Following a personal and professional split from Kaplický, Levete founded AL_A studio in London in 2009 (he died suddenly the same year). In 2011 AL_A won one of the UK’s most significant commissions: the expansion of the iconic V&A museum.
That Levete is drawn to the big and the small, the grandiose and the whimsical, is clear. Other ongoing projects include a museum of art, architecture and technology in Lisbon, and a 1.5 million square foot hotel and shopping mall in Bangkok located in the gardens of the former British Embassy. Last year they opened Tincan, an offbeat pop-up restaurant in London’s Soho. It served only gourmet tinned fish.
Levete left school when she was sixteen, stumbling across architecture at art college. ‘It suddenly felt the right thing that I’d been looking for,’ she recalls, stroking the beige velvet cushions she lolls on. ‘It was both a very creative discipline but one where there were a lot of boundaries. I always work best when I have a boundary to push.’
Not just boundaries but space itself proved seductive. Levete believes that the wrong use of space (a windowless meeting room, for example) cramps the mind. But the right space releases it. ‘A view is important. You feel smaller in the world, your problems feel less,’ she insists.
Research has become a cornerstone to her work. For MPavilion – the brainchild of Melbourne retail mogul Naomi Milgrom, whose mission is to further the architectural conversation – Levete collaborated with Australian yacht fabricators to create new technology of composite materials: the petals are five metres wide but just a few millimetres thick.

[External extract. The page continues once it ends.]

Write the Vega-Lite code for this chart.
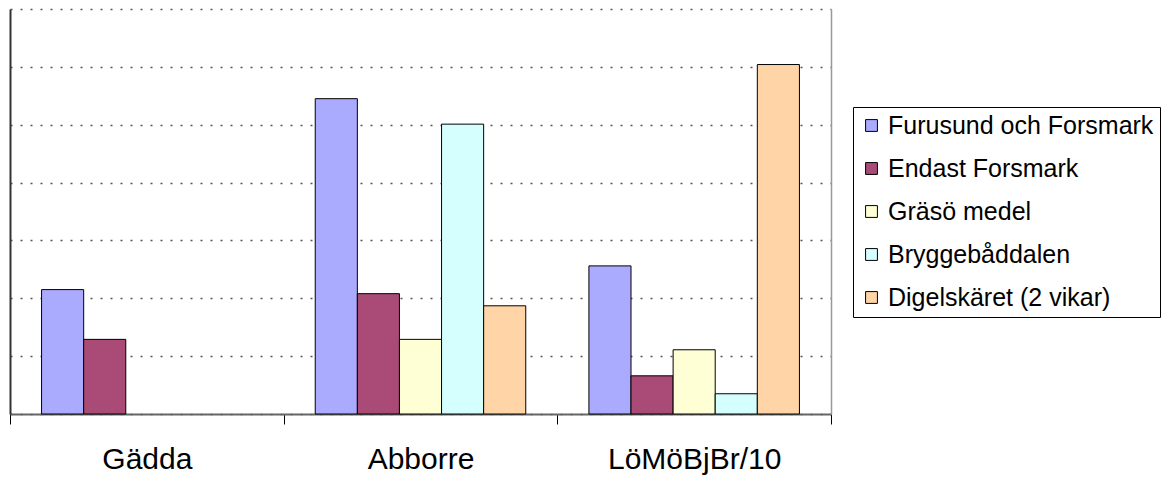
{
  "$schema": "https://vega.github.io/schema/vega-lite/v6.json",
  "width": 821,
  "height": 405,
  "autosize": {"type": "none"},
  "padding": {"left": 10, "top": 9, "right": 333, "bottom": 63},
  "background": "white",
  "config": {
    "view": {"stroke": null},
    "font": "Liberation Sans"
  },
  "data": {
    "values": [
      {"art": "Gädda", "serie": "Furusund och Forsmark", "varde": 2.15},
      {"art": "Gädda", "serie": "Endast Forsmark", "varde": 1.29},
      {"art": "Abborre", "serie": "Furusund och Forsmark", "varde": 5.45},
      {"art": "Abborre", "serie": "Endast Forsmark", "varde": 2.08},
      {"art": "Abborre", "serie": "Gräsö medel", "varde": 1.29},
      {"art": "Abborre", "serie": "Bryggebåddalen", "varde": 5.01},
      {"art": "Abborre", "serie": "Digelskäret (2 vikar)", "varde": 1.87},
      {"art": "LöMöBjBr/10", "serie": "Furusund och Forsmark", "varde": 2.56},
      {"art": "LöMöBjBr/10", "serie": "Endast Forsmark", "varde": 0.66},
      {"art": "LöMöBjBr/10", "serie": "Gräsö medel", "varde": 1.11},
      {"art": "LöMöBjBr/10", "serie": "Bryggebåddalen", "varde": 0.35},
      {"art": "LöMöBjBr/10", "serie": "Digelskäret (2 vikar)", "varde": 6.04}
    ]
  },
  "layer": [
    {
      "mark": {"type": "bar", "stroke": "black", "strokeWidth": 1},
      "encoding": {
        "x": {
          "field": "art", "type": "nominal",
          "sort": ["Gädda", "Abborre", "LöMöBjBr/10"],
          "scale": {"domain": ["Gädda", "Abborre", "LöMöBjBr/10"], "paddingInner": 0, "paddingOuter": 0},
          "axis": {
            "title": null, "labelAngle": 0, "labelFontSize": 30, "labelColor": "black",
            "labelPadding": 20, "tickBand": "extent", "tickSize": 10, "tickColor": "black",
            "tickWidth": 1, "domainColor": "#666666", "domainWidth": 2, "grid": false
          }
        },
        "xOffset": {
          "field": "serie", "type": "nominal",
          "scale": {
            "domain": ["Furusund och Forsmark", "Endast Forsmark", "Gräsö medel", "Bryggebåddalen", "Digelskäret (2 vikar)"],
            "paddingInner": 0, "paddingOuter": 0.75
          }
        },
        "y": {
          "field": "varde", "type": "quantitative",
          "scale": {"domain": [0, 7], "nice": false, "zero": true},
          "axis": {
            "title": null, "labels": false, "ticks": false, "values": [0, 1, 2, 3, 4, 5, 6, 7],
            "grid": true, "gridColor": "#555555", "gridDash": [2, 8], "gridWidth": 1.5,
            "domainColor": "#333333", "domainWidth": 2
          }
        },
        "color": {
          "field": "serie", "type": "nominal",
          "scale": {
            "domain": ["Furusund och Forsmark", "Endast Forsmark", "Gräsö medel", "Bryggebåddalen", "Digelskäret (2 vikar)"],
            "range": ["#AAAAFF", "#AA4A77", "#FFFFD5", "#D5FFFF", "#FFD5A8"]
          },
          "legend": {
            "title": null, "orient": "none", "legendX": 843, "legendY": 98,
            "strokeColor": "black", "fillColor": "white", "padding": 6,
            "labelFontSize": 25, "labelColor": "black", "labelLimit": 500, "labelOffset": 4,
            "symbolType": "square", "symbolSize": 140, "symbolStrokeColor": "black",
            "symbolStrokeWidth": 1, "rowPadding": 17
          }
        }
      }
    },
    {
      "mark": {"type": "rule", "opacity": 0},
      "encoding": {
        "y": {
          "field": "varde", "type": "quantitative",
          "axis": {
            "orient": "right", "title": null, "labels": false, "ticks": false, "grid": false,
            "domainColor": "#999999", "domainWidth": 1.5
          }
        }
      }
    }
  ],
  "resolve": {"axis": {"y": "independent"}}
}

The V&A is more ambitious still. Following two and a half years research AL_A will design the world’s first porcelain courtyard. The £41million scheme, with a new entrance, courtyard and 1,100 square metre gallery area, is the biggest new art space in the capital since the Tate Modern. Due to open in 2017, Levete discovered upon excavation that the clay she was working on, the earth beneath her feet, was 50 million years old and was ‘completely untouched. That’s thrilling.’
Levete has sought to ‘find a narrative that comes out of the history of the building’, in this case drawing on the museum’s extensive collections of ceramics. She springs up from the sofa to gather papers, perches her glasses on her nose, and plops back down to show me the designs. Porcelain is attractive for its steely, compact, translucent beauty; Levete was drawn to ‘how hard it was, how apt it was’. Raw it is ‘almost bluish white-ish gray – it has’ – she pauses, imagining how it feels between her fingers, trying to find the right words – a ‘finesse that is simply other’.
It is the same love of skins and sheathes and glinting shell that attracts her to the Sydney Opera House with its dreamy sails created from tens of thousands of white and cream tiles.
‘When I heard there was a debate about whether to spend money or to repair the concrete, improve the sight-lines of the Opera House… I couldn’t believe it,’ she says exasperated. ‘Because this is the building that defines the identity of Australia. Its value is incomprehensible. It’s admired the world over.’
And what about Melbourne? She sighs. ‘Federation Square is just horrendous. It’s so grim. It’s so ugly. Talk about having no soul. Melbourne has such a particular climate and a very exotic and quite tropical landscape and yet there doesn’t seem to be any language, any vernacular that has developed in response to that,’ she says, gesturing to the commuters below us, bustling to work. ‘These buildings could be anywhere.’
MPavilion is Levete’s modest way of trying to add to the debate. The pavilion is, she says, a reaction to the weather, designed to amplify the sound of the winds, give shelter from the sun, a democratic canopy without walls or borders. There, of course, is one problem. Should the rain come (and this is Melbourne; it will) the pavilion holds precious little protection for the crowds visiting the free events held there until February.
The solution? Dole out raincoats.
How wonderfully, stubbornly, British.